Russian vote for "supreme shaman" splits community

GORNO-ALTAYSK, Russia (Reuters) - Russia’s first election for a supreme shaman has provoked uproar in the community of magical healers who are revered by Siberian tribes for their ability to mediate with the spiritual world.

The organizers of the Internet vote say a top shaman would serve in a similar way to the Orthodox Patriarch or Supreme Mufti and help raise the profile of Russia’s ethnic tribes after their wretched treatment at the hands of the Soviet authorities.

But in the wilds of eastern Siberia where many people have depended on the wisdom of shamans for thousands of years, there is anger at the elections.

“Shamanism is not a religion, it’s a unique phenomenon. To unite us would be very difficult,” said Akai Kynov, a shaman in the Altai Republic, some 3,000 km (1,900 miles) east of Moscow.

Kynov, 45, performs rituals in the Altai mountains clad in white and crowned by an immense snow lynx fur hat. He has chaired an informal group of local shamans for a decade and says choosing a supreme shaman could create chaos.

“Everyone will not start beating their drums with joy if they elect a chief,” he told Reuters. “The majority will probably slam their fists on the table in protest.”

Over 230 shamans from Russia’s 11 time zones are competing for the top spot, which will be decided by November. Nominations closed last Friday.

Natives to Russia are not the only ones who hold the elections in contempt.

“This election is a bureaucratic nightmare,” said Jonathan Horwitz, a U.S.-born shamanic practitioner and counselor who works at a grassroots shamanic organization in Denmark.

“Traditionally the spirits choose the shaman... voting for it seems misguided on the one hand and absurd on the other.”
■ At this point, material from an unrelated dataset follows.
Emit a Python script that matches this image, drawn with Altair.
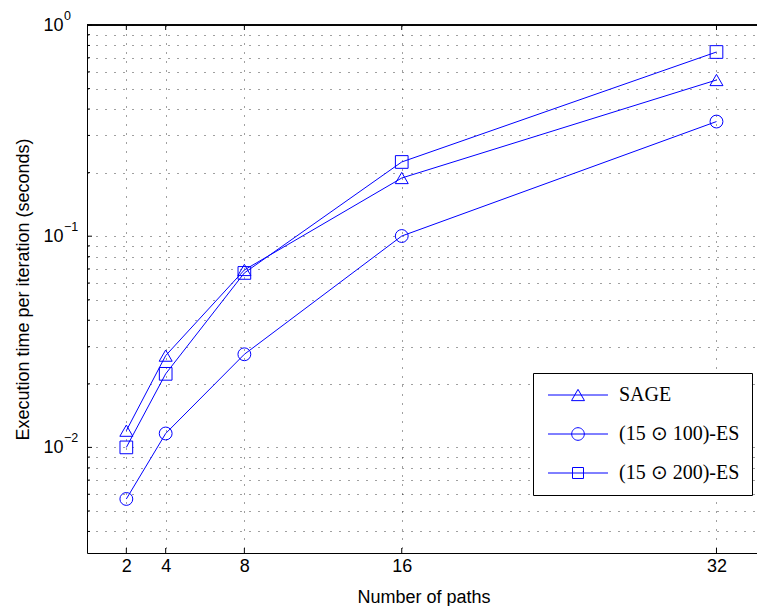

Rimma Yerkinova, who works in the Altai republic’s state museum and has studied shamanism for many years, said attempting to choose a chief shaman was simply “delirium” as they have existed peacefully for centuries without the practice.

The elections are the brainchild of 34-year old Shonchulai Khovyenmei, who belongs to the Akh Khaskha, or White Bone, tribe in the Siberian region of Tuva.

“We are doing this because we want people to know we are not bad, not evil,” she said, brushing back her thick black hair, which frames her raised cheekbones and stretches to her waist.

Khovyenmei says her grandmother, who died two years ago, was a shaman but did not pass on “her gift” to her.

“We have been on this land for a thousand years and it is sacred to us... These elections are a form of democracy now that the USSR (Soviet Union) has broken up.”


Shamans in Russia are experiencing a post-Communist revival after repression at the hands of the Soviet authorities.

Soviet leader Josef Stalin actively tried to destroy shamanism in the 1930s by having the Soviet secret police pack them off to brutal labor camps, or kill them.

Tales still circulate of shamans escaping persecution by turning into animals.

“These elections are proof that the (shamanic) situation in Russia needs to be urgently addressed,” 40-year-old candidate Olard Dikson told Reuters Television in Moscow.

Dikson, who has written many books on shamanism since he “was received” as one on the Pacific peninsula of Kamchatka, believes unity across Russia will encourage spirituality.

Shamans play an important role in many cultures from Peru to South Korea, mediating between the human and spiritual worlds and acting as messengers, healers and magicians.

When contacting spirits, shamans don elaborate costumes of feathers and dangling metallic dolls and attach elongated masks.

In Siberia, students consult them for guidance on their futures. Two years ago, the Moscow football team took shaman Bronislav Vinogradsky with them to the UEFA tournament.

One popular theory is that the word ‘shaman’ originates from the Siberian Tungusic people, meaning ‘he or she who knows’.

Siberian shamanism, its roots entrenched in animism, is thought to be linked to Iranian Zoroastrianism, Japanese Shinto and Indian Tantric Buddhism. Researchers say there are around four million people east of the Ural mountains who are from non-Slav tribes, many of whom use shamans.

Many of the shamans on the list come from families with a long tradition of shamanism and perform unique rituals.

Valentin Khagdayev from the Ust-Orda Buryat region near Lake Baikal is the fifth generation of shamans in his family and has a cleft thumb on his right hand, which he says represents the sixth finger of a shaman.

The east Siberian Buryatia Republic’s Vera Taglasova specializes in curing women and children of illnesses, and says she started seeing visions when she was nine years old.

The elections require candidates be from Russia and currently living in the country. Shamans from the United States, Canada and Ukraine were turned down.